Automotive technology programs in Montana teach students how to diagnose and repair problems with cars and light trucks. The goal of these programs is to prepare students for careers as auto mechanics or service technicians in a range of work environments. Curriculum typically includes both classroom and hands-on instruction covering all of the major systems of modern vehicles, as well as the proper use of contemporary tools and diagnostic equipment. Graduates may go on to work as service techs in a variety of facilities, including commercial repair shops and automotive dealerships, or as fleet maintenance techs for corporations or government organizations.
Montana Auto Mechanic Schools
There are several schools in Montana that offer formal training in automotive technology. Here are four colleges with programs in the field:
- Montana State University Billings: At its City College, MSUB offers two different automotive technology tracks, a Certificate of Applied Science and an Associate of Applied Science degree. The Certificate program has a one-year plan of study, and the AAS program takes two years to complete.
- Montana State University-Northern: MSU-Northern in Havre offers two different automotive technology degree programs, a four-year Bachelor's in Automotive Technology and a two-year Associate of Applied Science in auto tech. The school also has a fast-track option for the AAS degree in which students can earn the degree in 12 months. In addition to these options, MSU-Northern offers a brand-specific program that prepares students to work in Ford and Lincoln Mercury dealerships.
- Montana Tech: Montana Tech's Highland College in Butte offers a four-semester program in auto tech that culminates in an AAS degree.
- University of Montana Helena College: UM's Helena College campus offers an AAS program in auto tech that allows students to earn the degree in two years.

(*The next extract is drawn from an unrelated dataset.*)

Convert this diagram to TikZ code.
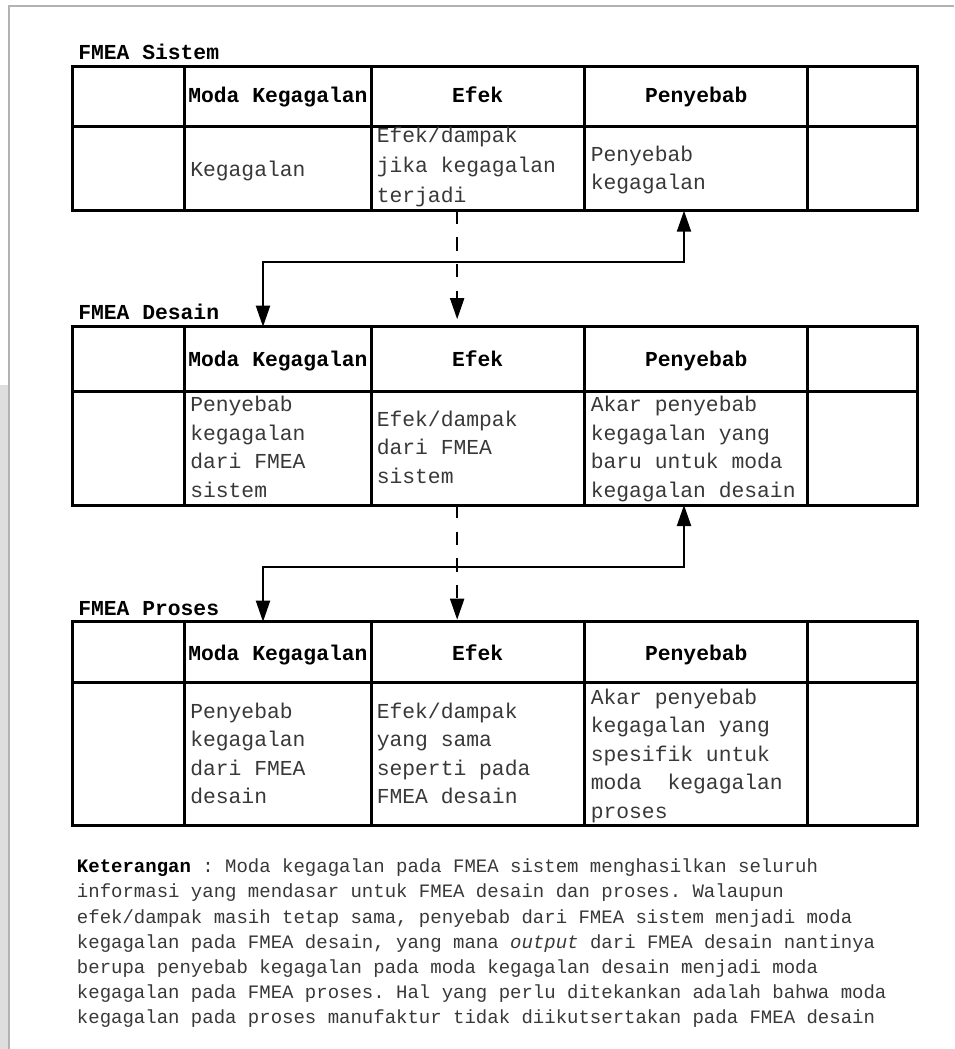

What to Expect from Montana Auto Mechanic Programs
Montana's automotive technology programs vary in length and degree outcomes. However, in most programs, students can expect to learn about all aspects of vehicle maintenance, repair, and diagnostics, including:
- Power trains, including engines, transmissions, axles, transaxles, and differentials
- Brakes, including disc and drum brakes and anti-lock brakes
- Suspension and steering components
- Electrical systems and electronics
- Fuel systems, including electronic fuel injection and emissions systems
- Customer interactions
- Safety and environmental regulations
In addition to classroom-based lessons, most programs contain a hands-on training component where students are given the opportunity to work on actual cars or automotive systems. These exercises may take place at a workshop on campus, or at a local auto repair shop.
Montana Auto Mechanic Licensing and Certification
While no specific license is required for automotive technicians to work in Montana, some employers may prefer to hire candidates who possess a formal degree or certificate in the field.
The National Institute for Automotive Service Excellence (ASE) accredits automotive technology programs through its National Automotive Technicians Education Foundation, and provides a professional-level certification, known as an ASE Certification, for experienced technicians. To sit for ASE exams, candidates must have two years of on-the-job experience or a combination of one year field experience and a two-year degree from an accredited automotive tech program.